• [Problem description]
Repeat, exactly and completely, the material that follows. Omit the pictures.

------

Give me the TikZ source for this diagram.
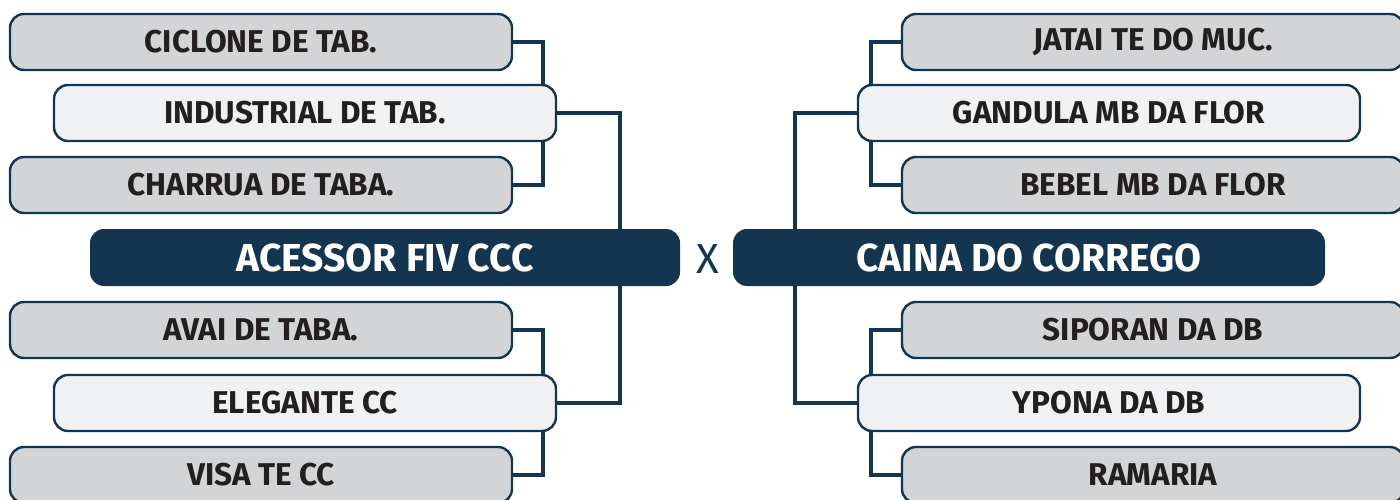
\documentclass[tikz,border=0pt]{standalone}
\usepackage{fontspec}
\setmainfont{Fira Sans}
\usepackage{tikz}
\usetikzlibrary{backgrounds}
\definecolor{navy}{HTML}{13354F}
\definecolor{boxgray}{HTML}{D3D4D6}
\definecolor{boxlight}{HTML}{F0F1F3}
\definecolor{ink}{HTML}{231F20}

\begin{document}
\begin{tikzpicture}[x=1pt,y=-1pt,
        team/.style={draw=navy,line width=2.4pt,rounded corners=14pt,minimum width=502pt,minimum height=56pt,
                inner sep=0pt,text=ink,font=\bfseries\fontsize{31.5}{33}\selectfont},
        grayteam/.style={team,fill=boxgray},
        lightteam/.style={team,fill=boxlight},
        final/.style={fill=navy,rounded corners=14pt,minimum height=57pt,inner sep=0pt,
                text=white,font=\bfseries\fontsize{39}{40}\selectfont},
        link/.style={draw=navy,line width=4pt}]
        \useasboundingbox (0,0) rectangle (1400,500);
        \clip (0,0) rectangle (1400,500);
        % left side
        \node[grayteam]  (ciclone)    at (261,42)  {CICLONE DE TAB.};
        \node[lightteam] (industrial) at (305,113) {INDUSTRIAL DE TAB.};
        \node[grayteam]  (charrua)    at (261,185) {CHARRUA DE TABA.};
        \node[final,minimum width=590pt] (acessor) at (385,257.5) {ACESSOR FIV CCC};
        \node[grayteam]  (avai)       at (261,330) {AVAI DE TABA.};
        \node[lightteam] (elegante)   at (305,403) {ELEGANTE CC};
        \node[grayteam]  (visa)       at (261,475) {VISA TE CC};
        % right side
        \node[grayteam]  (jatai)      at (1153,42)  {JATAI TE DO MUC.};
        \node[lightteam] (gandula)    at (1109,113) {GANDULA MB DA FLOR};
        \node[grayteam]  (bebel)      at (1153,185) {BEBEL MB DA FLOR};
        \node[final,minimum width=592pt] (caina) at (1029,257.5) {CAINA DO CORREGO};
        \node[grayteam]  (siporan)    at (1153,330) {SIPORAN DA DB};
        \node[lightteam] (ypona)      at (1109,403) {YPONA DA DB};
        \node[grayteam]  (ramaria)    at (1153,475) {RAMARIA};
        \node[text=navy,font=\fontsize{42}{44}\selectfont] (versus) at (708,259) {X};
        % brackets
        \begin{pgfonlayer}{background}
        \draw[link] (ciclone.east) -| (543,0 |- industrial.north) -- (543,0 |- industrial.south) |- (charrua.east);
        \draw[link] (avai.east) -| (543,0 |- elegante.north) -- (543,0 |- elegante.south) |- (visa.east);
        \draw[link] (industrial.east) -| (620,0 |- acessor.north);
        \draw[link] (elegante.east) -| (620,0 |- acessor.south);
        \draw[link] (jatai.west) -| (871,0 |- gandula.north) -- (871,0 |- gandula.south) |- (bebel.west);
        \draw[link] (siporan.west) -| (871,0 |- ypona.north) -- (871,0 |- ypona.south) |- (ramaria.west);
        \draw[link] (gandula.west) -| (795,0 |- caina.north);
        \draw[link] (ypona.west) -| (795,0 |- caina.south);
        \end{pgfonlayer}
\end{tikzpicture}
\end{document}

------

• [Exercise response]
Give me the TikZ source for this diagram.
\documentclass[tikz,border=0pt]{standalone}
\usepackage{fontspec}
\setmainfont{Fira Sans}
\usepackage{tikz}
\usetikzlibrary{backgrounds}
\definecolor{navy}{HTML}{13354F}
\definecolor{boxgray}{HTML}{D3D4D6}
\definecolor{boxlight}{HTML}{F0F1F3}
\definecolor{ink}{HTML}{231F20}

\begin{document}
\begin{tikzpicture}[x=1pt,y=-1pt,
        team/.style={draw=navy,line width=2.4pt,rounded corners=14pt,minimum width=502pt,minimum height=56pt,
                inner sep=0pt,text=ink,font=\bfseries\fontsize{31.5}{33}\selectfont},
        grayteam/.style={team,fill=boxgray},
        lightteam/.style={team,fill=boxlight},
        final/.style={fill=navy,rounded corners=14pt,minimum height=57pt,inner sep=0pt,
                text=white,font=\bfseries\fontsize{39}{40}\selectfont},
        link/.style={draw=navy,line width=4pt}]
        \useasboundingbox (0,0) rectangle (1400,500);
        \clip (0,0) rectangle (1400,500);
        % left side
        \node[grayteam]  (ciclone)    at (261,42)  {CICLONE DE TAB.};
        \node[lightteam] (industrial) at (305,113) {INDUSTRIAL DE TAB.};
        \node[grayteam]  (charrua)    at (261,185) {CHARRUA DE TABA.};
        \node[final,minimum width=590pt] (acessor) at (385,257.5) {ACESSOR FIV CCC};
        \node[grayteam]  (avai)       at (261,330) {AVAI DE TABA.};
        \node[lightteam] (elegante)   at (305,403) {ELEGANTE CC};
        \node[grayteam]  (visa)       at (261,475) {VISA TE CC};
        % right side
        \node[grayteam]  (jatai)      at (1153,42)  {JATAI TE DO MUC.};
        \node[lightteam] (gandula)    at (1109,113) {GANDULA MB DA FLOR};
        \node[grayteam]  (bebel)      at (1153,185) {BEBEL MB DA FLOR};
        \node[final,minimum width=592pt] (caina) at (1029,257.5) {CAINA DO CORREGO};
        \node[grayteam]  (siporan)    at (1153,330) {SIPORAN DA DB};
        \node[lightteam] (ypona)      at (1109,403) {YPONA DA DB};
        \node[grayteam]  (ramaria)    at (1153,475) {RAMARIA};
        \node[text=navy,font=\fontsize{42}{44}\selectfont] (versus) at (708,259) {X};
        % brackets
        \begin{pgfonlayer}{background}
        \draw[link] (ciclone.east) -| (543,0 |- industrial.north) -- (543,0 |- industrial.south) |- (charrua.east);
        \draw[link] (avai.east) -| (543,0 |- elegante.north) -- (543,0 |- elegante.south) |- (visa.east);
        \draw[link] (industrial.east) -| (620,0 |- acessor.north);
        \draw[link] (elegante.east) -| (620,0 |- acessor.south);
        \draw[link] (jatai.west) -| (871,0 |- gandula.north) -- (871,0 |- gandula.south) |- (bebel.west);
        \draw[link] (siporan.west) -| (871,0 |- ypona.north) -- (871,0 |- ypona.south) |- (ramaria.west);
        \draw[link] (gandula.west) -| (795,0 |- caina.north);
        \draw[link] (ypona.west) -| (795,0 |- caina.south);
        \end{pgfonlayer}
\end{tikzpicture}
\end{document}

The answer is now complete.